Circumstellar water vapour in M-type AGB stars: Radiative transfer models, abundances and predictions for HIFI

TL;DR

This study uses radiative transfer models to determine water vapor abundances in M-type AGB stars' envelopes and predicts spectral line emissions for the Herschel/HIFI mission, revealing high water abundance in most sources.

Contribution

It provides detailed abundance estimates and spectral line predictions for circumstellar water vapor in M-type AGB stars using advanced radiative transfer modeling.

Findings

Ortho-H2O abundances range from 1e-4 to 1.5e-3 relative to H2.
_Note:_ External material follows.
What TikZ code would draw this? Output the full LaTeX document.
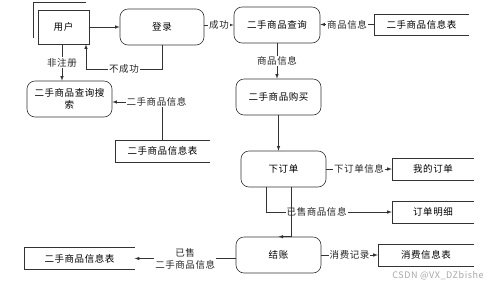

WX Psc has a significantly lower H2O abundance of 2e-6.

Predicted H2O spectral lines for Herschel/HIFI are provided.

Abstract

Aims: By performing a detailed radiative transfer analysis, we determine fractional abundances of circumstellar H2O in the envelopes around six M-type asymptotic giant branch stars. The models are also used to predict H2O spectral line emission for the upcoming Herschel/HIFI mission. Methods: We use Infrared space observatory long wavelength spectrometer spectra to constrain the circumstellar fractional abundance distribution of ortho-H2O, using a non-local thermal equilibrium, and non-local, radiative transfer code based on the accelerated lambda iteration formalism. The mass-loss rates and kinetic temperature structures for the sample stars are determined through radiative transfer modelling of CO line emission based on the Monte-Carlo method. The density and temperature profiles of the circumstellar dust grains are determined through spectral energy distribution modelling using the publicly available code Dusty. Results: The determined ortho-H2O abundances lie between 1e-4 and 1.5e-3 relative to H2, with the exception of WX Psc, which has a much lower estimated ortho-H2O abundance of only 2e-6, possibly indicating H_2O adsorption onto dust grains or recent mass-loss-rate modulations. The estimated abundances are uncertain by, at best, a factor of a few. Conclusions: The high water abundance found for the majority of the sources suggests that either the `normal' chemical processes are very effective in producing H2O, or else non-local thermal equilibrium atmospheric chemistry, grain surface reactions, or a release of H_2O (e.g. from icy bodies like Kuiper belt objects) play a role. We provide predictions for ortho-H2O lines in the spectral window of Herschel/HIFI.